# The Category of Posets in Category Theory

In the category of **posets (partially ordered sets)**, there can be at most one direct morphism $a \rightarrow b$ between any pair of objects $a, b$ within set P. Morphisms in this context are defined as order relations.

Typically, a poset is a set \(P\) with an order relation \(\leq\) that is reflexive, antisymmetric, and transitive.

$$ Poset (P, \leq) $$

This implies that within the set:

- each element is equivalent to itself \( a = a \) (reflexivity),
- if \(a \leq b\) and \(b \leq a\), then \(a = b\) (antisymmetry),
- if \(a \leq b\) and \(b \leq c\), then \(a \leq c\) (transitivity).

These properties qualify posets as a category (\(P, \leq\)) with specific structures:

**Objects**: The elements of the set \(P\).**Morphisms**: Functions between two objects \(a, b \in P\) that exist only if \(a \leq b\). There is a unique morphism for each pair \(a \leq b\), representing the order relation between \(a\) and \(b\). All order relations adhere to associativity.**Note**: Like other categories, all morphisms between two objects are part of the hom-set(a, b). Generally, all morphisms in set \(P\) are part of the set \(Mor(P)\).**Morphism Composition**: If there are morphisms from \(a\) to \(b\) and from \(b\) to \(c\), reflecting \(a \leq b\) and \(b \leq c\), a direct and unique morphism from \(a\) to \(c\) must exist due to the transitivity of the order.**Identity Morphism**: Each element \(a \in P\) inherently possesses an identity morphism due to the reflexive nature of the order relation.

Thus, a poset meets all the criteria of a category.

In essence, category theory applied to posets provides a structured and abstract framework for analyzing order relations within partially ordered sets.

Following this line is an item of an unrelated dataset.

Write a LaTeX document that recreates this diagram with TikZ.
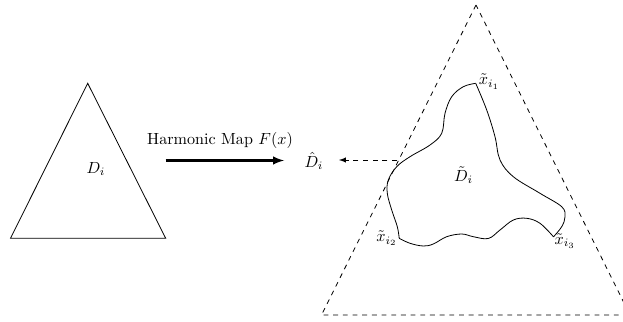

## An Illustrative Example

Each natural number \(n \in \mathbb{N}\) can be considered a set that includes all natural numbers less than \(n\), from \(0\) to \(n-1\).

$$ \mathbb{N} = \{ 0,1,2,3,4,5,... \} $$

The natural number \(0\) is defined as the empty set \(\emptyset\) since it lacks predecessors.

$$ 0 = \{ \} $$

Conversely, the natural number \(1\) is a singleton set, having only \(0\) as its predecessor.

$$ 1 = \{ 0 \} $$

Following this pattern, the natural number \(2\) is defined by its predecessors \(0\) and \(1\).

$$ 2 = \{ 0,1 \} $$

This structure implies that **each natural number inherently forms a category** where the objects are the numbers less than itself, and the morphisms reflect the natural or inclusion relations among these numbers.

For example, consider the natural number \(3\) as a category.

**The category of number 3** consists of all natural numbers preceding it:

$$ 3 = \{0, 1, 2\} $$

Here, the **objects** are the numbers \(0\), \(1\), and \(2\).

The **morphisms** are established through the natural order (\(\leq\)), where a morphism exists from one number to another if the former is less than or equal to the latter.

The morphisms in this category include:

$$ id_0: 0 \rightarrow 0 $$

$$ id_1: 1 \rightarrow 1 $$

$$ id_2: 2 \rightarrow 2 $$

$$ f: 0 \rightarrow 1 $$

$$ g: 0 \rightarrow 2 $$

$$ h: 1 \rightarrow 2 $$

The first three morphisms are identity morphisms, as each element relates to itself in the order \( \leq \). The other morphisms represent ascending order relations among different objects: \( 0 \leq 1 \), \( 0 \leq 2 \), and \( 1 \leq 2 \).

The respective hom-sets are as follows:

**hom(0, 0)**: Contains only the identity of \(0\), \(\text{id}_0\).**hom(1, 1)**: Contains only the identity of \(1\), \(\text{id}_1\).**hom(2, 2)**: Contains only the identity of \(2\), \(\text{id}_2\).**hom(0, 1)**: Contains the morphism \(f\), representing \(0 \leq 1\).**hom(0, 2)**: Contains the morphism \(g\), representing \(0 \leq 2\).**hom(1, 2)**: Contains the morphism \(h\), representing \(1 \leq 2\).

**Note**: The hom-sets hom(1, 0), hom(2, 0), and hom(2, 1) are empty because no order relations descend from a larger to a smaller number.

The morphism \(f\) composed with \(h\) results in \(g\), demonstrating the transitivity of the natural order.

$$ h \circ f = g $$

Graphically, this category can be depicted as follows:

This diagram uses arrows to indicate morphisms, showing an ascending order relation.

The **set of all morphisms** in this category includes six morphisms:

$$ Mor(3) = \{ id_0, id_1, id_2, f, g, h \} $$

In summary, this example illustrates how a set of natural numbers less than a given number can be organized into a category, with objects and morphisms reflecting the natural order relations. Here, the numbers themselves serve as objects, and their relational orderings as morphisms.